Keep in mind you'll want to create a plan that's realistic and fair. You'll need to get the plan approved by upper-level management as well as human resources. If done right, the PIP can revamp a struggling employee into a high performer. Once the employee agrees to the plan and there is still no improvement at least you know you've tried your best and it's time to let them go. The employee should be somewhat aware they are potentially getting fired and this will save everyone from confusion and hurt feelings.

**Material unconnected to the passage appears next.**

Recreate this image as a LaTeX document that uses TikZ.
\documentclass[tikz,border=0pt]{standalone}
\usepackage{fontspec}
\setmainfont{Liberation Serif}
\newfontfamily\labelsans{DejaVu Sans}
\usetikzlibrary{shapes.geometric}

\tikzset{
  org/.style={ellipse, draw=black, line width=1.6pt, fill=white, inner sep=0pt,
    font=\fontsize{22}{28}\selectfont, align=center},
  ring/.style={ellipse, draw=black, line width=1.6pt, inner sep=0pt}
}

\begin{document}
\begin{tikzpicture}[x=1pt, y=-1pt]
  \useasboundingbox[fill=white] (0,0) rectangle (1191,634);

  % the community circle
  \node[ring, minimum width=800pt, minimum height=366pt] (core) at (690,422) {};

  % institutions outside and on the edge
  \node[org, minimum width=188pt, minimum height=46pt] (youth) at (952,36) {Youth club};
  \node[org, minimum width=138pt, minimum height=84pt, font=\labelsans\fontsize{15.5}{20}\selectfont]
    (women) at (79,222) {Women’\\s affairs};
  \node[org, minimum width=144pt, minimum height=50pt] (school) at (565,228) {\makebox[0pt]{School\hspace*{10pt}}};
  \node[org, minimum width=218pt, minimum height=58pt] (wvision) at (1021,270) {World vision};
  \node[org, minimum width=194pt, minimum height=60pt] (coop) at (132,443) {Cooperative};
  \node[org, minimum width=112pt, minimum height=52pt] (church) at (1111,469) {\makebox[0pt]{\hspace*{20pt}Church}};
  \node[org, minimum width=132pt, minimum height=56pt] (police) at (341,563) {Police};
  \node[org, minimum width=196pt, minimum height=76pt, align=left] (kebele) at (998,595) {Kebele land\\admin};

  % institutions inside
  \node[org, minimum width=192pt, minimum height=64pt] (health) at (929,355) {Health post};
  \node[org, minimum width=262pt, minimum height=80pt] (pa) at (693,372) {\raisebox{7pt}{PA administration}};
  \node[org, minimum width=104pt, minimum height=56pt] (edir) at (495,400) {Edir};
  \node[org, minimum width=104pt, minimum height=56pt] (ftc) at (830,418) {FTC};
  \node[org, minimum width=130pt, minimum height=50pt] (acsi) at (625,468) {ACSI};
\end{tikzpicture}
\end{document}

Once you've decided to fire the employee, schedule the face-to-face meeting. Face-to-face meetings are important because they will help the employee feel somewhat better about the situation. You'll be able to answer any questions that may come up and the employee will feel respected. Never fire someone over an email or phone, as this is highly unprofessional and perceived as lazy. Have all of your paperwork ready, and make sure you invite human resources. Carve out enough time to talk things over but you don't want the meeting to linger because it might add tension and become awkward. Try to make it quick but you don't want the employee to feel rushed. During the meeting, keep communication concise and focused. Give as many examples as possible and have proof of low performance if needed.

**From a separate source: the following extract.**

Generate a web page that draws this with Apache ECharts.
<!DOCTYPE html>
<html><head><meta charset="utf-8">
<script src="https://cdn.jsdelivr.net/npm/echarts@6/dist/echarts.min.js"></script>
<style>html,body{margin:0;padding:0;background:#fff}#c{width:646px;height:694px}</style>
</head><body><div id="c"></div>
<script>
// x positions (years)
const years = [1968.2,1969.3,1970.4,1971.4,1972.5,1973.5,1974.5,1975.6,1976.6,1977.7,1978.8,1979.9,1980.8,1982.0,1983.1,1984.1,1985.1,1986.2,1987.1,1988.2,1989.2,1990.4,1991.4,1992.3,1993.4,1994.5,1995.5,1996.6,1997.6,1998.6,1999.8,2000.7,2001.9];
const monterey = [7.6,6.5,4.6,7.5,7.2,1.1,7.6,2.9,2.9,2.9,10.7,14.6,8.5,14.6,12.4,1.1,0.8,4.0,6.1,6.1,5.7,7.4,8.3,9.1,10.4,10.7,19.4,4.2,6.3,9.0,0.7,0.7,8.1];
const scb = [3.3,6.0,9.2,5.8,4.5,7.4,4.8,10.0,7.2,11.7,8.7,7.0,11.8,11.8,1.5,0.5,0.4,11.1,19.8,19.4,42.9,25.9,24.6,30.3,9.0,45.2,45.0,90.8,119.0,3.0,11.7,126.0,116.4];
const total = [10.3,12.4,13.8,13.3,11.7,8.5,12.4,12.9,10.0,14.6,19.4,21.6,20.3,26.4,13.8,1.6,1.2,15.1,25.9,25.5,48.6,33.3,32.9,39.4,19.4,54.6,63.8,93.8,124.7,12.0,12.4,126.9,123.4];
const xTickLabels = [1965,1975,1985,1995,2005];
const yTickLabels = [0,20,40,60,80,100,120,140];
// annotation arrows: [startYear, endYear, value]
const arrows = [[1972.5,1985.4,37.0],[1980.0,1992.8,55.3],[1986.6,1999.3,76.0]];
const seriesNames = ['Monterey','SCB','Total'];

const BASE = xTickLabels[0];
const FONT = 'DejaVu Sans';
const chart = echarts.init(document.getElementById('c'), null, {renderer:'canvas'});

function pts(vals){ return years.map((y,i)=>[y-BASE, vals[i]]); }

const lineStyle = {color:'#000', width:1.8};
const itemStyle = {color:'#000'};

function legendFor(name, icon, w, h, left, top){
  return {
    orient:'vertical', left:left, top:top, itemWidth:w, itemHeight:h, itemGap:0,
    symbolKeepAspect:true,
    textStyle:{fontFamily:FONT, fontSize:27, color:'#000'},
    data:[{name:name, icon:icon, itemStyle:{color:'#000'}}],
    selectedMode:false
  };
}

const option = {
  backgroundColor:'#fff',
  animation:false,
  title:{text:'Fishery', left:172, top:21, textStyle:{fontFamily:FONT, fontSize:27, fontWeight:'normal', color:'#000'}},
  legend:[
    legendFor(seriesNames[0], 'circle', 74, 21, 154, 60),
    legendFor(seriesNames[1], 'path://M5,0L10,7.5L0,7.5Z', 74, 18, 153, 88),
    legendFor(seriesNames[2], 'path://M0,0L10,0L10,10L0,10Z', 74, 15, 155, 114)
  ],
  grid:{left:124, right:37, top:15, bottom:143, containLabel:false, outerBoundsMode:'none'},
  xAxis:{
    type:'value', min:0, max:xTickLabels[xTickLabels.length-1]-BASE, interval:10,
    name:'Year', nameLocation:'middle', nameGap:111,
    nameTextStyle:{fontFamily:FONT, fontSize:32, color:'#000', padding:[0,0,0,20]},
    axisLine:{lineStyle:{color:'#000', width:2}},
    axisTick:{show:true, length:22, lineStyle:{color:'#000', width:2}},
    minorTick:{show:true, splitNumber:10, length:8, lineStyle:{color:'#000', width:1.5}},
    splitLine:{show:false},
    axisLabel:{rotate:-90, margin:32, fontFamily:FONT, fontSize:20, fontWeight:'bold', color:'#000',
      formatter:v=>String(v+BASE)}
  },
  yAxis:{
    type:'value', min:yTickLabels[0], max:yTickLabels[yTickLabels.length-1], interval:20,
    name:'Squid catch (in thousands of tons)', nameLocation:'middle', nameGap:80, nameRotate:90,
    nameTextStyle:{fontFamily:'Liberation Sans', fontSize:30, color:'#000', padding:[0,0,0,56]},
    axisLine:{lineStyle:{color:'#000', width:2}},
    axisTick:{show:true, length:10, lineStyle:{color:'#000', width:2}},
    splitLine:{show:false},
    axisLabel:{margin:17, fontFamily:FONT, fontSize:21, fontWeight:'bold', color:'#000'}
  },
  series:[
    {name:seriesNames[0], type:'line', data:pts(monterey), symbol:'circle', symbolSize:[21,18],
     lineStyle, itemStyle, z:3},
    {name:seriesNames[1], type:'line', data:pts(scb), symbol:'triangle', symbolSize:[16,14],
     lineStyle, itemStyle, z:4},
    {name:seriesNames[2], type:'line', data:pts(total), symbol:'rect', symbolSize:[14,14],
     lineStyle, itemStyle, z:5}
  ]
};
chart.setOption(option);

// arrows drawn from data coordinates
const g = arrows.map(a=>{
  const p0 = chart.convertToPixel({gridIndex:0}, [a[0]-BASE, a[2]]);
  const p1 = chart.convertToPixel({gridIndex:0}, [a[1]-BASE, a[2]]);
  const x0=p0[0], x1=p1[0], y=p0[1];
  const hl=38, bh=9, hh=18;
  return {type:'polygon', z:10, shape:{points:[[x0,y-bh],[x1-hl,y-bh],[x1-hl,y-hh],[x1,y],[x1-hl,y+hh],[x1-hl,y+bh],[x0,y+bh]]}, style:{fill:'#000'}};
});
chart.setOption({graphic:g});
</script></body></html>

Go into the meeting prepared and keep your emotions in check. You never know how the employee is going to react. Even if the employee is easy to get along with and super nice, they can lash out and cause a scene. This is another reason why having human resources at the meeting is important so if something does happen, you'll have a backup person as a witness. Consider holding the meeting in the morning or after hours, so the employee doesn't have to walk out the door when everyone else is there. Remember this is a business decision and not a personal decision. Although you may become emotionally try not to take it personally if the employee gets choked about the situation.

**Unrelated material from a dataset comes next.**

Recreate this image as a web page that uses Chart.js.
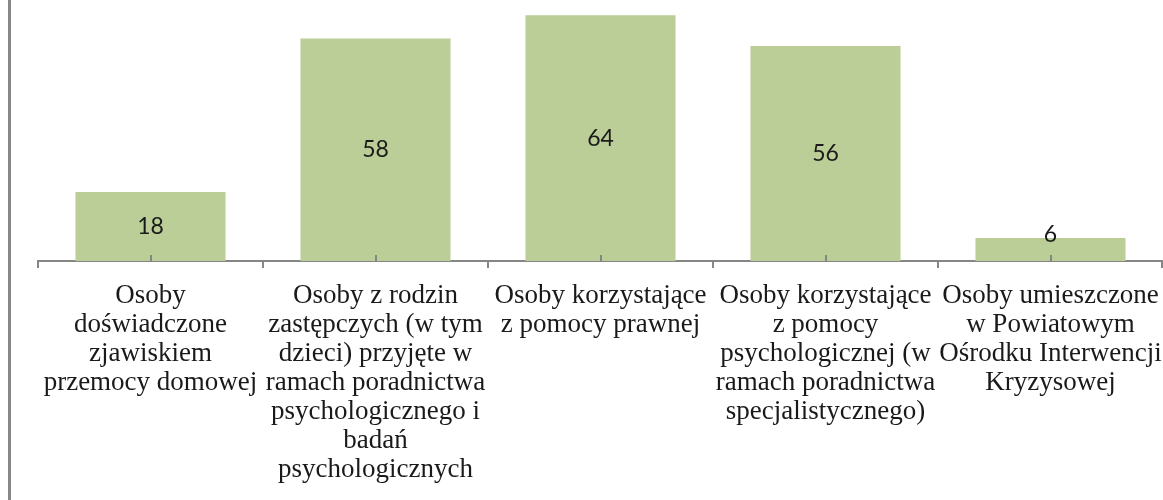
<!DOCTYPE html>
<html>
<head>
<meta charset="utf-8">
<script src="https://cdn.jsdelivr.net/npm/chart.js@4/dist/chart.umd.min.js"></script>
<style>
  html, body { margin: 0; padding: 0; background: #fff; }
  #wrap { position: relative; width: 1163px; height: 500px; }
  #frame { position: absolute; left: 8px; top: 0; width: 3px; height: 500px; background: #878787; }
  canvas { position: absolute; left: 0; top: 0; }
</style>
</head>
<body>
<div id="wrap">
  <canvas id="c" width="1163" height="500"></canvas>
  <div id="frame"></div>
</div>
<script>
const categories = [
  ["Osoby", "doświadczone", "zjawiskiem", "przemocy domowej"],
  ["Osoby z rodzin", "zastępczych (w tym", "dzieci) przyjęte w", "ramach poradnictwa", "psychologicznego i", "badań", "psychologicznych"],
  ["Osoby korzystające", "z pomocy prawnej"],
  ["Osoby korzystające", "z pomocy", "psychologicznej (w", "ramach poradnictwa", "specjalistycznego)"],
  ["Osoby umieszczone", "w Powiatowym", "Ośrodku Interwencji", "Kryzysowej"]
];
const values = [18, 58, 64, 56, 6];

const axisColor = '#868686';

const extrasPlugin = {
  id: 'extras',
  afterDatasetsDraw(chart) {
    const ctx = chart.ctx;
    const xs = chart.scales.x;
    const area = chart.chartArea;
    const y0 = area.bottom;
    ctx.save();
    ctx.strokeStyle = axisColor;
    ctx.lineWidth = 2;
    for (let i = 0; i <= values.length; i++) {
      const x = Math.min(Math.round(xs.getPixelForValue(i - 0.5)), 1162);
      ctx.beginPath();
      ctx.moveTo(x, y0);
      ctx.lineTo(x, y0 + 7);
      ctx.stroke();
    }
    for (let i = 0; i < values.length; i++) {
      const x = Math.round(xs.getPixelForValue(i));
      ctx.beginPath();
      ctx.moveTo(x, y0);
      ctx.lineTo(x, y0 - 6);
      ctx.stroke();
    }
    const meta = chart.getDatasetMeta(0);
    ctx.fillStyle = '#1a1a1a';
    ctx.font = '23px Lato, "Open Sans", sans-serif';
    ctx.textAlign = 'center';
    ctx.textBaseline = 'middle';
    meta.data.forEach((bar, i) => {
      const h = bar.base - bar.y;
      let y = (bar.y + bar.base) / 2;
      if (h < 30) y = bar.y - 3;
      ctx.fillText(String(values[i]), bar.x, y);
    });
    ctx.restore();
  }
};

new Chart(document.getElementById('c'), {
  type: 'bar',
  data: {
    labels: categories,
    datasets: [{
      data: values,
      backgroundColor: '#BBCE97',
      borderWidth: 0,
      barPercentage: 0.667,
      categoryPercentage: 1.0
    }]
  },
  options: {
    responsive: false,
    animation: false,
    layout: { padding: { left: 38, right: 0, top: 0, bottom: 0 } },
    plugins: { legend: { display: false }, tooltip: { enabled: false } },
    scales: {
      x: {
        offset: true,
        grid: { display: false, drawTicks: false },
        border: { display: true, color: axisColor, width: 2 },
        ticks: {
          autoSkip: false,
          maxRotation: 0,
          minRotation: 0,
          padding: 20,
          color: '#1a1a1a',
          font: { family: '"Liberation Serif", "Times New Roman", serif', size: 27, lineHeight: 1.075 }
        },
        afterFit(scale) {
          scale.height = 239;
          scale.paddingLeft = 0;
          scale.paddingRight = 0;
        }
      },
      y: {
        display: false,
        min: 0,
        max: 68
      }
    }
  },
  plugins: [extrasPlugin]
});
</script>
</body>
</html>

Finally, you've made it through the meeting and broke the news to your employee. If it's relevant, make sure the employee has all the paperwork needed such as a severance package, and final paycheck. Have them meet with human resources for a few moments to collect and sign the paperwork, if needed. Be certain the employee has collected all the belongings. If they aren't comfortable with cleaning their desk right away you can always mail them their belongings. Ask the employee if there are unfinished projects, unanswered emails, and phone calls. Perhaps there are other employees that are aware of what is happening, but some were left in the dark. If the employee got along with your team and there are no hard feelings, consider giving them the option of telling their colleagues or if they aren't comfortable you can tell the team once they leave. Depending on the situation, you can express to your team your employee simply resigned if you don't want added stress in the office. There are many ways to go about making an announcement and it really does depend on the employee and if your team got along with them.